The Cash Box Kings are part of the multi-ethnic, crossgenerational, Chicago-based community of musicians that includes the Killborn Alley Blues Band, guitarist Billy Flynn, producer/multi instrumentalist Gerry Hundt, and other like-minded souls. Like the others, the Kings put as much fire into country blues like the title track as they put back porch soul into its citified counterpart on tunes like guitarist Joel Paterson’s snaky “That’s My Gal” or the Stones’ “Off The Hook,” even meeting country music coming the other way on Hank Williams’ “Blues Come Round.”

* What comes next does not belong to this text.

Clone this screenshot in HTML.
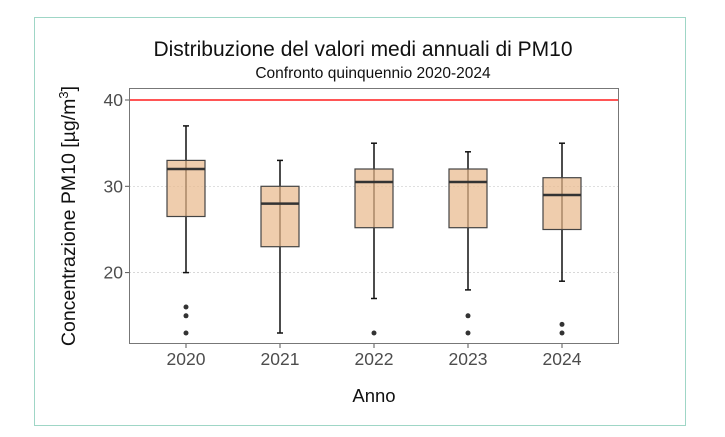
<!DOCTYPE html>
<html><head><meta charset="utf-8"><style>
html,body{margin:0;padding:0;background:#fff;}
svg{display:block;font-family:"Liberation Sans",Arial,sans-serif;}
</style></head><body>
<svg width="725" height="437" viewBox="0 0 725 437">
<rect x="34.5" y="17.5" width="651" height="408" fill="#fff" stroke="#9fd6c6" stroke-width="1"/>
<text x="363" y="56" font-size="21" text-anchor="middle" fill="#111">Distribuzione del valori medi annuali di PM10</text>
<text x="373" y="78" font-size="15.5" text-anchor="middle" fill="#111">Confronto quinquennio 2020-2024</text>
<line x1="129" y1="186.3" x2="618" y2="186.3" stroke="#ccc" stroke-width="0.7" stroke-dasharray="2,2"/>
<line x1="129" y1="272.6" x2="618" y2="272.6" stroke="#ccc" stroke-width="0.7" stroke-dasharray="2,2"/>
<line x1="129" y1="100" x2="618" y2="100" stroke="#f55" stroke-width="2"/>
<g stroke="#111" stroke-width="1.5" fill="none">
<line x1="186" y1="125.9" x2="186" y2="272.6"/><line x1="183" y1="125.9" x2="189" y2="125.9"/><line x1="183" y1="272.6" x2="189" y2="272.6"/>
<line x1="280" y1="160.4" x2="280" y2="333"/><line x1="277" y1="160.4" x2="283" y2="160.4"/><line x1="277" y1="333" x2="283" y2="333"/>
<line x1="374" y1="143.2" x2="374" y2="298.5"/><line x1="371" y1="143.2" x2="377" y2="143.2"/><line x1="371" y1="298.5" x2="377" y2="298.5"/>
<line x1="468" y1="151.8" x2="468" y2="289.9"/><line x1="465" y1="151.8" x2="471" y2="151.8"/><line x1="465" y1="289.9" x2="471" y2="289.9"/>
<line x1="562" y1="143.2" x2="562" y2="281.2"/><line x1="559" y1="143.2" x2="565" y2="143.2"/><line x1="559" y1="281.2" x2="565" y2="281.2"/>
</g>
<g fill="#e8b88a" fill-opacity="0.7" stroke="#444" stroke-width="1.2">
<rect x="167" y="160.4" width="38" height="56.1"/>
<rect x="261" y="186.3" width="38" height="60.4"/>
<rect x="355" y="169" width="38" height="58.7"/>
<rect x="449" y="169" width="38" height="58.7"/>
<rect x="543" y="177.7" width="38" height="51.8"/>
</g>
<g stroke="#333" stroke-width="2.5">
<line x1="167" y1="169" x2="205" y2="169"/>
<line x1="261" y1="203.6" x2="299" y2="203.6"/>
<line x1="355" y1="182" x2="393" y2="182"/>
<line x1="449" y1="182" x2="487" y2="182"/>
<line x1="543" y1="195" x2="581" y2="195"/>
</g>
<g fill="#333">
<circle cx="186" cy="307" r="2.5"/><circle cx="186" cy="315.8" r="2.5"/><circle cx="186" cy="333" r="2.5"/>
<circle cx="374" cy="333" r="2.5"/>
<circle cx="468" cy="315.8" r="2.5"/><circle cx="468" cy="333" r="2.5"/>
<circle cx="562" cy="324.4" r="2.5"/><circle cx="562" cy="333" r="2.5"/>
</g>
<rect x="129.5" y="88.5" width="489" height="255" fill="none" stroke="#777" stroke-width="1"/>
<g stroke="#555" stroke-width="1">
<line x1="125" y1="100" x2="129" y2="100"/><line x1="125" y1="186.3" x2="129" y2="186.3"/><line x1="125" y1="272.6" x2="129" y2="272.6"/>
<line x1="186" y1="344" x2="186" y2="348"/><line x1="280" y1="344" x2="280" y2="348"/><line x1="374" y1="344" x2="374" y2="348"/><line x1="468" y1="344" x2="468" y2="348"/><line x1="562" y1="344" x2="562" y2="348"/>
</g>
<g font-size="17.5" fill="#4d4d4d">
<text x="123" y="106" text-anchor="end">40</text>
<text x="123" y="192.3" text-anchor="end">30</text>
<text x="123" y="278.6" text-anchor="end">20</text>
<g text-anchor="middle">
<text x="186" y="365">2020</text><text x="280" y="365">2021</text><text x="374" y="365">2022</text><text x="468" y="365">2023</text><text x="562" y="365">2024</text>
</g>
</g>
<text x="374" y="402" font-size="18.5" text-anchor="middle" fill="#111">Anno</text>
<text transform="translate(75,216) rotate(-90)" font-size="19.5" text-anchor="middle" fill="#111">Concentrazione PM10 [µg/m<tspan font-size="13" dy="-7">3</tspan><tspan dy="7">]</tspan></text>
</svg>
</body></html>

Good as much contemporary blues is, it’s often missing that unnamable “thing” that characterized the smoke and whiskey-fueled Kent Records early electrified blues of the 1940s and ’50s. Whatever that thing is, it’s here in abundance. It’s in vocalist/harmonica player Joe Nosek’s original shuffle “Fraulein On Paulina” and the old-timey “Hayseed Strut,” which has Flynn’s mandolin snug against gutbucket bass from Jimmy Sutton and piano from the aptly nicknamed Barrelhouse Chuck that is so spot-on you can smell the spilt beer and pig knuckles. And it’s in their take on Muddy Waters’ “Feel Like Going Home” – a tune that shows that even in one of possibly hundreds of cover versions and after many decades, the Great One’s mojo is still preternaturally strong.

Veteran singer Charles Wilson and Paterson are a spine-tingling combination punch on a bare-bones working of Lightnin’ Hopkins’ “Katie Mae” that at least ties Paterson for MVP honors with Nosek, who contributes several solid compositions like “Sara,” where he shows himself to be the quintessential guitar player’s harmonica man working in perfect tandem with Flynn and Paterson to the point where, at times, like on Paterson’s snaky “That’s My Gal,” it’s only the timbre of the instruments that distinguishes harp from guitar. Sutton’s vocal and Paterson’s guitar mesh similarly in “Oh My Baby’s Gone,” another Nosek original.

The Cash Box Kings’ blues conveys powerful joy, commitment, and connection to history, and reminds us that so much of America’s great music is delicious fruit from the same tree. When it’s as good as it is here, it’s all one can do to refrain from doing just what the album title suggests.